Information systems have a number of significant effects on workers including time-space distancing, increased trust in abstract systems, removal of stable identities, removal of local social relations, removal of clear roles, and reflexive reordering of social relations

Strategy in IS

The main aspects of organisational management are operational effectiveness, strategic positioning, and how activities are performed, while the differences must be sustained. The red queen evolution is a company’s attempting to compete within each in a counterproductive cycle, and thus should be avoided. Alignment between IS and organisational strategy is essential. The goal is a sustainable competitive advantage, which has many resultant and obvious benefits. Innovation of course is also an obvious strategy to use. Core traits of competence should be clearly defined. Strategic information systems (SIS) can link the supplier with the customer and allow the provision of new products or services along with other benefits. The Five Forces model is useful to SIS, and basically is a representation of threats and rivalries. SIS is strategic because it is unique among other reasons while finding SIS requires a level of understanding and analytical skills.

Stakeholders in IS

There are a variety of ways to organise a company, including centralised, distributed, and outsourced. Centralised all run from one office, distributed are small groupings of IT personnel across departments, while outsourced IT function and systems development is run by another entity. Stakeholders should be identified early on in the process, while the project leader should be aware that not everyone who is involved has the same agenda. Project managers provide the leadership, while it is their responsibility to organise and control a project.

Steering committees are responsible for the success of a project, while it has the power to authorise resource usage. It assigns responsibility to the project manager. It focuses on managerial control of related components while overseeing the project from many perspectives.

HR Issues in IS

IT staff includes front and back office. Customer relations are known as a front office while programmers and other non-customer-related people are in what is known as the back office. There are many factors of motivation that should be considered. Studies show computer personnel has a high requirement for challenges and growth, while they also have low social need. Excellent programmers have the traits of logical ability, attention to detail, persistence, and other vital traits that should be required. Excellent analysts have the traits of knowledge, listening, and experience among other important traits. Judgments of these areas, however, are subjective in most cases.

Good appraisals are needed for most IT management while allowing staff to learn and grow. Appraisals make a clear purpose, establish clear standards, monitor performance, and have a written evaluation. Appraisals improve employee productivity and development while identifying possible needs for training. Staff turnover is a serious problem for most departments.

There is a gap between IT and business culture. IT professionals do not see political nature, like neat situations, and tend to avoid emotional situations.

Marketing IS

Marketing messages should attempt to bridge the culture gap. IS can help clients do a better job for the company and themselves while delivering strategic benefits. IS is an integrated service. IS also understands the business.

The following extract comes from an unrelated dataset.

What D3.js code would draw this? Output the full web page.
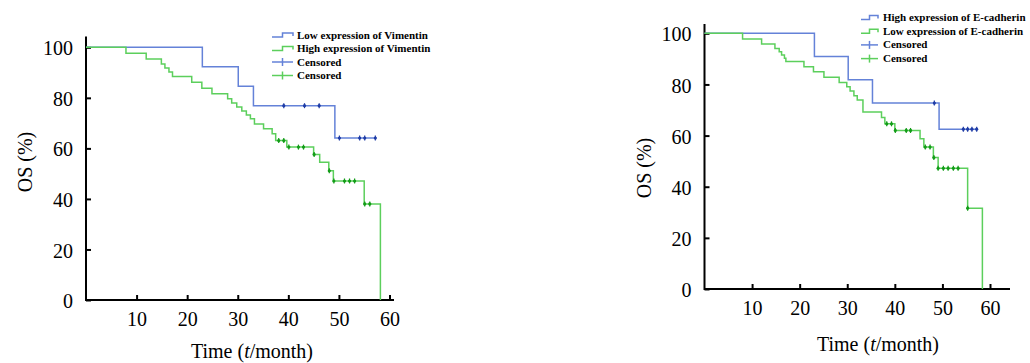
<!DOCTYPE html>
<html>
<head>
<meta charset="utf-8">
<script src="https://cdn.jsdelivr.net/npm/d3@7"></script>
<style>
  body { margin: 0; background: #fff; }
  svg { display: block; }
  .tick text { font-family: "Liberation Serif", "Times New Roman", serif; font-size: 20px; fill: #000; }
  .axis-title { font-family: "Liberation Serif", "Times New Roman", serif; font-size: 20px; fill: #000; }
  .legend text { font-family: "Liberation Serif", "Times New Roman", serif; font-size: 11px; font-weight: bold; fill: #000; }
</style>
</head>
<body>
<svg id="chart" width="1030" height="363"></svg>
<script>
// ---- data ----
const xTicks = [10, 20, 30, 40, 50, 60];
const yTicks = [0, 20, 40, 60, 80, 100];

// left panel: Vimentin
const vimLowTimes = [0, 23.0, 30.1, 33.1, 49.2, 57.2];
const vimLowSurv = [100, 92.3, 84.6, 76.9, 64.1, 64.1];
const vimLowCens = [39.1, 43.2, 46.1, 50.1, 54.1, 55.1, 57.2];

const vimHighTimes = [0, 7.9, 11.9, 14.9, 15.6, 16.4, 17.1, 20.9, 22.9, 24.9, 28.0, 28.8, 29.8, 30.8, 31.7, 32.5, 33.3, 35.1, 36.8, 37.5, 39.7, 45.0, 46.2, 48.0, 48.9, 55.0, 58.2];
const vimHighSurv = [100, 97.6, 95.4, 93.4, 91.8, 90.2, 88.4, 86.2, 83.8, 81.6, 79.6, 78.0, 76.4, 74.8, 73.2, 71.7, 69.6, 67.8, 65.8, 63.1, 60.5, 57.6, 54.5, 51.1, 47.1, 38.0, 0];
const vimHighCens = [38.1, 39.1, 40.1, 42.0, 43.0, 45.1, 48.1, 49.0, 51.1, 52.1, 53.1, 55.1, 56.1];

// right panel: E-cadherin
const ecHighTimes = [0, 23.1, 30.2, 35.3, 49.3, 57.2];
const ecHighSurv = [100, 90.9, 81.8, 72.7, 62.5, 62.5];
const ecHighCens = [48.3, 54.4, 55.3, 56.2, 57.2];

const ecLowTimes = [0, 8.0, 12.0, 14.8, 15.7, 16.2, 16.8, 17.1, 20.9, 22.9, 25.1, 28.3, 29.9, 30.6, 31.4, 32.1, 33.3, 37.2, 37.9, 40.0, 45.3, 46.1, 48.1, 49.1, 55.3, 58.4];
const ecLowSurv = [100, 97.8, 95.8, 94.1, 92.8, 91.5, 90.2, 89.0, 86.9, 85.0, 82.8, 80.8, 79.1, 77.4, 75.6, 73.9, 69.2, 67.1, 64.6, 62.0, 58.8, 55.5, 51.4, 47.2, 31.6, 0];
const ecLowCens = [38.3, 39.3, 40.1, 42.4, 43.3, 46.4, 47.4, 48.2, 49.1, 50.2, 51.2, 52.3, 53.3, 55.3];

const vimLegend = ['Low expression of Vimentin', 'High expression of Vimentin', 'Censored', 'Censored'];
const ecLegend = ['High expression of E-cadherin', 'Low expression of E-cadherin', 'Censored', 'Censored'];

const blueLine = '#6482d8', greenLine = '#5ccf5c';
const blueMark = '#1f3ca6', greenMark = '#139c18';

const svg = d3.select('#chart');

function drawPanel(cfg) {
    const x = d3.scaleLinear().domain([0, 60]).range([cfg.x0, cfg.x60]);
    const y = d3.scaleLinear().domain([0, 100]).range([cfg.y0, cfg.y100]);
    const g = svg.append('g');

    // axes lines
    g.append('line').attr('x1', x(0)).attr('x2', cfg.xEnd).attr('y1', y(0)).attr('y2', y(0))
        .attr('stroke', '#000').attr('stroke-width', 2);
    g.append('line').attr('x1', x(0)).attr('x2', x(0)).attr('y1', y(0) + 1).attr('y2', cfg.yTop)
        .attr('stroke', '#000').attr('stroke-width', 2);

    const xAxis = d3.axisBottom(x).tickValues(xTicks).tickSize(-5).tickPadding(12);
    g.append('g').attr('transform', 'translate(0,' + y(0) + ')').call(xAxis)
        .call(a => a.select('.domain').remove())
        .call(a => a.selectAll('.tick line').attr('stroke-width', 2))
        .call(a => a.selectAll('.tick text').attr('dy', '0.71em'));

    const yAxis = d3.axisLeft(y).tickValues(yTicks).tickSize(-5).tickPadding(13);
    g.append('g').attr('transform', 'translate(' + x(0) + ',0)').call(yAxis)
        .call(a => a.select('.domain').remove())
        .call(a => a.selectAll('.tick line').attr('stroke-width', 2))
        .call(a => a.selectAll('.tick text').attr('dy', '0.38em'));

    // titles
    const xt = g.append('text').attr('class', 'axis-title')
        .attr('x', cfg.xTitleX).attr('y', cfg.xTitleY).attr('text-anchor', 'middle');
    xt.append('tspan').text('Time (');
    xt.append('tspan').attr('font-style', 'italic').text('t');
    xt.append('tspan').text('/month)');

    g.append('text').attr('class', 'axis-title')
        .attr('transform', 'translate(' + cfg.yTitleX + ',' + cfg.yTitleY + ') rotate(-90)')
        .attr('text-anchor', 'middle').text('OS (%)');

    const line = d3.line().x(d => x(d[0])).y(d => y(d[1])).curve(d3.curveStepAfter);

    cfg.series.forEach(s => {
        const pts = d3.zip(s.times, s.surv);
        g.append('path').attr('d', line(pts)).attr('fill', 'none')
            .attr('stroke', s.color).attr('stroke-width', 1.5);
        const marks = s.cens.map(t => {
            const i = d3.bisectRight(s.times, t) - 1;
            return [t, s.surv[Math.max(0, i)]];
        });
        const mg = g.append('g');
        mg.selectAll('line').data(marks).enter().append('line')
            .attr('x1', d => x(d[0])).attr('x2', d => x(d[0]))
            .attr('y1', d => y(d[1]) - 2.5).attr('y2', d => y(d[1]) + 2.5)
            .attr('stroke', s.mark).attr('stroke-width', 1.2);
        mg.selectAll('circle').data(marks).enter().append('circle')
            .attr('cx', d => x(d[0])).attr('cy', d => y(d[1])).attr('r', 1.6)
            .attr('fill', s.mark);
    });

    // legend
    const lg = g.append('g').attr('class', 'legend');
    cfg.legend.forEach((label, i) => {
        const by = cfg.legY + i * cfg.legStep;
        const cy = by - 3.5;
        const col = i % 2 === 0 ? blueLine : greenLine;
        if (i < 2) {
            const mid = (cfg.legX0 + cfg.legX1) / 2;
            lg.append('path')
                .attr('d', 'M' + cfg.legX0 + ',' + (cy + 2) + 'H' + mid + 'V' + (cy - 2) + 'H' + cfg.legX1 + 'V' + (cy + 1))
                .attr('fill', 'none').attr('stroke', col).attr('stroke-width', 1.5);
        } else {
            const mid = (cfg.legX0 + cfg.legX1) / 2;
            lg.append('line').attr('x1', cfg.legX0).attr('x2', cfg.legX1).attr('y1', cy).attr('y2', cy)
                .attr('stroke', col).attr('stroke-width', 1.5);
            lg.append('line').attr('x1', mid).attr('x2', mid).attr('y1', cy - 4).attr('y2', cy + 4)
                .attr('stroke', col).attr('stroke-width', 1.5);
        }
        lg.append('text').attr('x', cfg.legText).attr('y', by).text(label);
    });
}

drawPanel({
    x0: 86, x60: 389.5, y0: 300, y100: 47.3, xEnd: 394, yTop: 36.5,
    xTitleX: 252, xTitleY: 358, yTitleX: 31.5, yTitleY: 162,
    legX0: 272, legX1: 293, legText: 297, legY: 38.5, legStep: 13.5,
    legend: vimLegend,
    series: [
        { times: vimLowTimes, surv: vimLowSurv, cens: vimLowCens, color: blueLine, mark: blueMark },
        { times: vimHighTimes, surv: vimHighSurv, cens: vimHighCens, color: greenLine, mark: greenMark }
    ]
});

drawPanel({
    x0: 704.5, x60: 990, y0: 289, y100: 33.3, xEnd: 1010, yTop: 24,
    xTitleX: 878, xTitleY: 351, yTitleX: 651, yTitleY: 168,
    legX0: 861, legX1: 878, legText: 883, legY: 21, legStep: 13.7,
    legend: ecLegend,
    series: [
        { times: ecHighTimes, surv: ecHighSurv, cens: ecHighCens, color: blueLine, mark: blueMark },
        { times: ecLowTimes, surv: ecLowSurv, cens: ecLowCens, color: greenLine, mark: greenMark }
    ]
});
</script>
</body>
</html>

Marketing techniques can vary greatly. Mediums also vary greatly, especially with changing technology. Seminars are sometimes used to get the most out of understanding how to best use departmental processes and technology. Branding plays a key role in the marketing process as it tries to create energy for the company while relating to the customer. Information systems need marketing skills.

Building the IT team

Forming, storming, and norming are major components of building a team. Performing is the next step. There are five kinds of team members, controllers, enablers, executives, planners, and drivers. There are nine major roles for any team, and these are plant, resource investigator, coordinator, shaper, monitor evaluator, team worker, implementer, completer-finisher, and specialist.

Organizational Change

Hard and soft changes refer to hard or soft problems. Hard or soft problems are either related to difficult process issues or more pliable personal issues. There are many types of organisational change, behavioural change, attitude change, and cultural change. There are a variety of types of power: the power of resources, power of process, power of meaning. The main issues to be addressed in organizational change include participation, ownership, relevance, training, incrementalism, goals, review, flexibility, context, and politics.

Implementing change involves management and business processes. A change management process is not the only process while more general processes exist.

Quality in IS

Quality is an important part of providing and operating a good information system. It must be made for all processes within management. There are four absolutes in management, referring to customer demand, prevention of poor quality, zero defects, and conformity versus non-conformity. Quality is maintained through quality assurance. TickIT certification trains for high quality. Management is responsible for defining quality policy, organisational structure, promoting the quality system, and reviewing. Quality management systems have better user acceptance, less rework, strategic aspects, and software engineering.

Service in IS

Reasons for success include user involvement, planning, and expectations. Reasons for failure include lack of user input, incomplete requirements, changing requirements and specifications, lack of administrative support, and lack of technical skills.

A service can be defined as the delivery of a process. Services are intangible and cannot be resold. Rands’ statements are commonly considered in these areas while they include that ownership cannot be defined in service in the same way it can be in manufacturing, so, ownership is in some ways not applicable and thus ‘not generally transferred’ between processes. Also, services are paid for and performed, so the result is a process and not an item. Items can be resold, processes cannot. So, services cannot be resold.

Both statements mean providing IT service is very different than providing products at all levels, including management. Services depend on employees. Challenges to services include maintaining quality, managing capacity and demand, selecting and motivating IT staff, balancing standardization and customisation, and organizing the control of IT.

The customer’s role is vital to service, while many if not all aspects are tailored to meet their needs. Challenges to management are marketing the service and managing career advancements.

Front and back office categories are relevant to the customer, while front office refers to customer relations as back-office refers to company relations.

Advantages to moving in this way included increased task dependency, increased staff contact hours, increased end-user computing, and increased customer involvement. Disadvantages include the necessity to consider the time spent placing people, developing new differences between the front and back office, developing new cost reduction and efficiency strategies, and ensuring quality do not suffer as a result. Advantages include cost savings, economies of scale, and reduced staff hours in user contact. Disadvantages include the cost and use of new required technology, potential loss of quality, and perceived (but not actual) loss in quality creating a loss in reputation. IT service quality is designed to fit between the users’ expectations and their idea about the service.

Front office operations in IT/IS include direct customer interactions, so customer service and interpersonal skills or any other general service skills are important. Back office operations here include factory activities, technical processes, and other aspects not related to customer interaction. So, manufacturing, technical skills, and general skills not related to customer service may be required. An example of applied front office skills is training and requirements analysis. Examples of applied back office skills include programming and repairs to hardware. Direction, effectiveness, friendliness, and many other elements are essential. Marketing, necessity, and reliability are also important among these areas. There are also many gaps that should be considered, such as consumer expectation, management perception, service quality specifications, service delivery, expected service, and others.